--- begin Materials provided ---

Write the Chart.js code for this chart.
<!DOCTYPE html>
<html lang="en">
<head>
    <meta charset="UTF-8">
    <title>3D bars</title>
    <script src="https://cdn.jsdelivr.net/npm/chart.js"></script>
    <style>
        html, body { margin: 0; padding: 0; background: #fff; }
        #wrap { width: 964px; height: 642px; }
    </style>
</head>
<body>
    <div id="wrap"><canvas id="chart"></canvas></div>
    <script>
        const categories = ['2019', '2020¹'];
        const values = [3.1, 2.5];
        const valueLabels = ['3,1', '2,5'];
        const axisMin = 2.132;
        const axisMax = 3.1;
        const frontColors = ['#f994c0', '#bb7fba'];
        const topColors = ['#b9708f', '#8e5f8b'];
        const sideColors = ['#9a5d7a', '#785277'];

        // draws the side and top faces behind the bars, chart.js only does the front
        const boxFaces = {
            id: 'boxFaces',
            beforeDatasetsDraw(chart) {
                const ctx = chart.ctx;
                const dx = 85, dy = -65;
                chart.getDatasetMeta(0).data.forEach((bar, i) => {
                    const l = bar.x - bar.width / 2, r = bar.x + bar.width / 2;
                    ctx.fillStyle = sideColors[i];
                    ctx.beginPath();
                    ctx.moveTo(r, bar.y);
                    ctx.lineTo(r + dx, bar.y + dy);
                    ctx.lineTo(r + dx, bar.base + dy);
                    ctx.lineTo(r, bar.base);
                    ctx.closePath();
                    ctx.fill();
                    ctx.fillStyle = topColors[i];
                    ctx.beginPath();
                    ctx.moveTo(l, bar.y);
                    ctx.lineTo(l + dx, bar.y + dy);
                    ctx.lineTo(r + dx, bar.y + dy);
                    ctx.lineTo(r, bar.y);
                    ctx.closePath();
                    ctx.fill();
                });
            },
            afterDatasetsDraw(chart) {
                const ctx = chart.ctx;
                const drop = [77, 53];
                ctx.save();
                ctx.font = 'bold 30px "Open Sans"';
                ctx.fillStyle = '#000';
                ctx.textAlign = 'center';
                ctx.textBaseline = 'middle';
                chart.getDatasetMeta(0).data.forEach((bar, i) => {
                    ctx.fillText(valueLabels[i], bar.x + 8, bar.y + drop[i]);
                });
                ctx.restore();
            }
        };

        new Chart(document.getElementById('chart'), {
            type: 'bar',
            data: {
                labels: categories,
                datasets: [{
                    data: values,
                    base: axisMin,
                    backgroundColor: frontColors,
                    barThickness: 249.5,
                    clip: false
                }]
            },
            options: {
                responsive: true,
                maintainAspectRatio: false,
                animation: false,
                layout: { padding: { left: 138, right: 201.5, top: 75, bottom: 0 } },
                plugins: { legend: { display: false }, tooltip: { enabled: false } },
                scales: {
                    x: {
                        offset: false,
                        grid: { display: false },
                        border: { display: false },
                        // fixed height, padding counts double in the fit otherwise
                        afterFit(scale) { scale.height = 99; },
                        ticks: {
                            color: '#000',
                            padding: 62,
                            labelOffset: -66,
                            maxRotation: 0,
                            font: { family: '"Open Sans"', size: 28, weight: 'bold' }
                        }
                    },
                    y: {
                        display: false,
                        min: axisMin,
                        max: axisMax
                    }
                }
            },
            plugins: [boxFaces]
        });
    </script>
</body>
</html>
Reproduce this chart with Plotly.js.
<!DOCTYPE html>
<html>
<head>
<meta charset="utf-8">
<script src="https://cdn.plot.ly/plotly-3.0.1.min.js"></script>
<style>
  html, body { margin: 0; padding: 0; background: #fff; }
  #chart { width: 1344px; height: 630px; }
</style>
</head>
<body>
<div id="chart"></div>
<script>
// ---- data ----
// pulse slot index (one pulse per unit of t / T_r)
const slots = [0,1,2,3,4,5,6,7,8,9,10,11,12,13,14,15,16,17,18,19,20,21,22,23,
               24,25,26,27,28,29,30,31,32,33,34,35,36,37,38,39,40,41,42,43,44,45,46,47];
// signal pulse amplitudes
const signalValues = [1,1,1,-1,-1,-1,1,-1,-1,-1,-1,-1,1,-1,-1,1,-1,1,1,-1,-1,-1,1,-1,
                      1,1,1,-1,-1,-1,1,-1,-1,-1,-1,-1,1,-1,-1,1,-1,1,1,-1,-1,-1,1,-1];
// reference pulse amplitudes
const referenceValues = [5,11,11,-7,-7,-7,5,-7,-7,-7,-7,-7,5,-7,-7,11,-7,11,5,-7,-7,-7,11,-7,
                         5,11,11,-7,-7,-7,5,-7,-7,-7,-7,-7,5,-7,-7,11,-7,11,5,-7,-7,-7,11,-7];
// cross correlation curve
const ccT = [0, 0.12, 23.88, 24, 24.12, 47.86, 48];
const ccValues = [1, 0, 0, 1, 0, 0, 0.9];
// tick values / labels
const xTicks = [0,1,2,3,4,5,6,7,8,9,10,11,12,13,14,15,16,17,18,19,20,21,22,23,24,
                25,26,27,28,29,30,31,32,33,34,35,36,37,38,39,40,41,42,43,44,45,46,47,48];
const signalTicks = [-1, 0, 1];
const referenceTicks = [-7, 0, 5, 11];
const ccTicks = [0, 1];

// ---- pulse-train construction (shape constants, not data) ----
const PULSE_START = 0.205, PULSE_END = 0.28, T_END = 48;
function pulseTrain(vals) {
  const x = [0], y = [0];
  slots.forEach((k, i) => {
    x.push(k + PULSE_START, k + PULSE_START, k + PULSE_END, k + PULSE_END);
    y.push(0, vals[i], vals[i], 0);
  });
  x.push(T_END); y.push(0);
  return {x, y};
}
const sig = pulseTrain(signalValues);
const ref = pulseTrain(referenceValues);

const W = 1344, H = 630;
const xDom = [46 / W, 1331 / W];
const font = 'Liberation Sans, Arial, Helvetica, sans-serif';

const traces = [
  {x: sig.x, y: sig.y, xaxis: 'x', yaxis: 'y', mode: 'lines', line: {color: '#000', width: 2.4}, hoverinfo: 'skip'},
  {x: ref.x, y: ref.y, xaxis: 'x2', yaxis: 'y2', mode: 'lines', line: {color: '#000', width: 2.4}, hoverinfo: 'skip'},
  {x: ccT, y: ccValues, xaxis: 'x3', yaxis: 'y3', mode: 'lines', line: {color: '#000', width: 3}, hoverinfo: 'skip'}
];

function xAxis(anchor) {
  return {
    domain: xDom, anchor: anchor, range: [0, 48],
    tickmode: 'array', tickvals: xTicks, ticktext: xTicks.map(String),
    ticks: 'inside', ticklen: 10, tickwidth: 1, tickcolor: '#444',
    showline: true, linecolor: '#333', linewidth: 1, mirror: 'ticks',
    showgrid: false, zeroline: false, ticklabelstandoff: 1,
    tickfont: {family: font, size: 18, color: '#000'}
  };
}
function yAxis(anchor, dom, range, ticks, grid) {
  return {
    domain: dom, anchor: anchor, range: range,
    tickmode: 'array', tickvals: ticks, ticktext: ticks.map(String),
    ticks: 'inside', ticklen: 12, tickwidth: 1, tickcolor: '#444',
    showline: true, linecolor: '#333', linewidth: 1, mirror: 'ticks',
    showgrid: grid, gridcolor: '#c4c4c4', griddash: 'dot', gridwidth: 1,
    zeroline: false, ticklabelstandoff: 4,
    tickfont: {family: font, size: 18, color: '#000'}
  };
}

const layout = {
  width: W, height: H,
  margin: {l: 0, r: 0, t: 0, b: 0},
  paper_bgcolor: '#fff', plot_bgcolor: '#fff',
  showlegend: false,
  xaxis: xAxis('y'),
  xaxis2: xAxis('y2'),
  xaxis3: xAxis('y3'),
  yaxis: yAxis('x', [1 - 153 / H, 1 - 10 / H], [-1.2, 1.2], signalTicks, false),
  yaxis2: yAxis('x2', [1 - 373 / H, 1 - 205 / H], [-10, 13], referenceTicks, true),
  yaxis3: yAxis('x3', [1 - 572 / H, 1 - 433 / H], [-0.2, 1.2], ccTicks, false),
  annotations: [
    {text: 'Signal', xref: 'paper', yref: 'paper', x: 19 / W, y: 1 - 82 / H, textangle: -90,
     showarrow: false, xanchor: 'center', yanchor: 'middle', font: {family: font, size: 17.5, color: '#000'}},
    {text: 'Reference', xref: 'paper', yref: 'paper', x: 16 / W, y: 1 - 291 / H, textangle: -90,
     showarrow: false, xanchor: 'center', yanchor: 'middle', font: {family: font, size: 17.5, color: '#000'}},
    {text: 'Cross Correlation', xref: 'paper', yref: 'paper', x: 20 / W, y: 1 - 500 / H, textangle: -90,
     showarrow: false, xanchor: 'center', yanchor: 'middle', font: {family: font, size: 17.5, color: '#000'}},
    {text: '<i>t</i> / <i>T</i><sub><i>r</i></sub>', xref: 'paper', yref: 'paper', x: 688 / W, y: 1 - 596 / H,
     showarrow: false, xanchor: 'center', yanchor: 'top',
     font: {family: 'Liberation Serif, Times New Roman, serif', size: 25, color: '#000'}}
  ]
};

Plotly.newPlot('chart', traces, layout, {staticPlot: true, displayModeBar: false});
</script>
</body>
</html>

--- end Materials provided ---

Exercise prompt:
Look through the material above and pick out each line holding the word "this".

Exercise solution:
Write the Chart.js code for this chart.
Reproduce this chart with Plotly.js.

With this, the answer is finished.